There are so many great dining establishments in McAllen. Two favorites are owned by one award-winning chef, Larry Delgado and his wife, Jessica, Salt -New American Table and House Wine & Bistro.
Salt -New American Table is located in the Art District. The kitchen is flanked by a Chef’s Table offering us front-row seats to the cooking excitement. The young sous-chef in front of us was a show worth watching. Her hands were never still; always busy preparing a salad or an interesting dessert.
Our waiter explained the name: Since salt is an important factor in food preparation, at one time worth more than gold, Chef Larry chose it. The restaurant is innovative with various infused salts in its menu. Himalayan salt, lava rock salt, hibiscus salt, smoked salts, and porcini salts are used and set out for you to sample. There are several house drinks called Salt Sips you can order by the pitcher or glass. I sampled the Texas Peach composed of Texas whisky, raspberry peach Grand Marnier, Absolut wild tea, Meyer lemon, peach, agave nectar and peach salt. The glass was rimmed with salt and it tasted delicious.
I ordered the Chicken and Shrimp Ravioli with a farmhouse salad of fresh spinach, Granny Smith apple slices, Gorgonzola, walnut, and crisp rabbit belly dressed with pomegranate bacon vinaigrette.
I chose truffles for dessert. The chocolate was rich and dark. One of my favorites was a chili flavored treat where the heat of the chili mingled with the sweetness of the chocolate made you feel like you tasted Heaven.
House Wine & Bistro, Chef Larry’s original restaurant opened in 2008. It has a different personality. Wine racks all around give it a bistro feeling. The bartender did an excellent job on my coconut rum and pineapple.
Artisan Meat and Cheese Platter was the perfect appetizer. For my entrée, I ordered the Bee Sting Flatbread, a type of artisan pizza with marinara sauce, capicola, and local habanera honey topped with chicken and a Yahweh Salad, local greens tossed with caprino, dried cranberries, fresh strawberries, walnuts and drizzled with strawberry vinaigrette dressing.
I didn’t really have room for dessert but I made the sacrifice and sampled Earl Grey Brûlée with a lavender sugar crust. WOW!

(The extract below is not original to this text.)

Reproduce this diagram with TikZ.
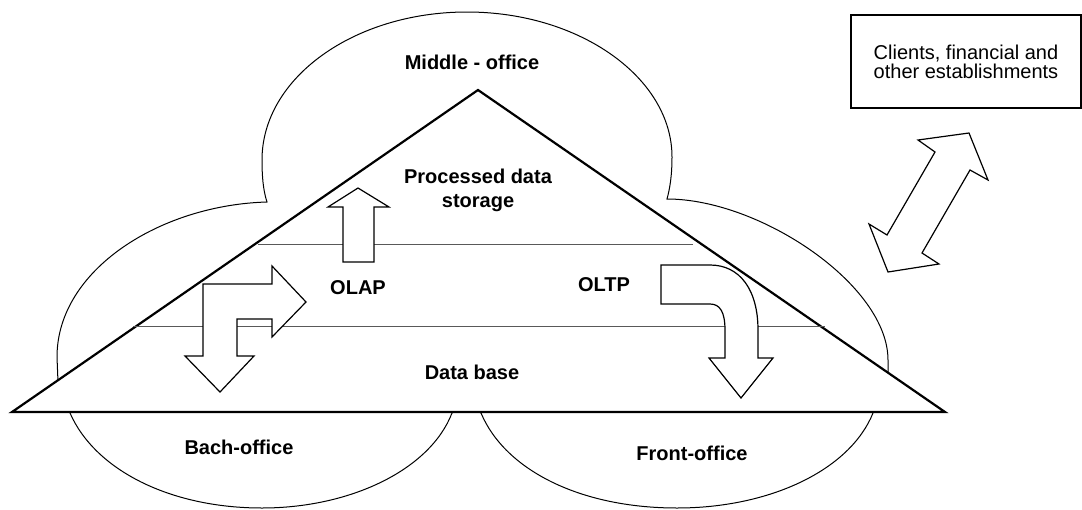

Chef Larry won second place in the Great American Seafood Cook-Off in New Orleans with his Texas Two Step Shrimp Tacos made with all Texas ingredients, wild Texas Gulf shrimp, pecans, ruby red grapefruit, and nopalitos, a type of prickly pear cactus. The masa used for the tortillas was huitlacoche, a corn fungus from Mexico. He used shrimp shells to make stock for Bloody Marys.
Since McAllen is closer to Mexico than much of Texas, I asked Chef Larry about Mexican produce. He replied, “That was the topic of discussion at the Texas International Association Expo in Austin. There are quite a few agricultural producers in Texas that have land and grow in Mexico but they are Texas companies. So yes, we do have access to quite a bit.”
I asked about non-American owned farms. He said, “The things we cannot get are seeds, larva of any kind. There’s quite a bit of produce that comes in from Mexico.”
Chef Larry and his wife Jessica are committed to local grown produce. Jessica used my salad as an example. They come from Yahweh’s, a nearby Texas non-certified but completely organic farm, “They’re all natural, no pesticides. The only pesticides are ladybugs. It’s handpicked by Saul, (the farmer) and washed here on the premise. One minute it’s on the land next it’s here on the table.”
Chef Larry said, “At one time I was challenged to find valley grown citrus. When it became tedious to get it, I ordered from San Antonio. When the produce arrived, the box said ‘Mission, Texas.’ (bordering McAllen.) Now there are more accessible farmers markets. Lots of good food… That’s one thing about the Valley, I don’t want anybody to come in here and go home hungry”
That’s not going to happen at Salt or House Wine & Bistro.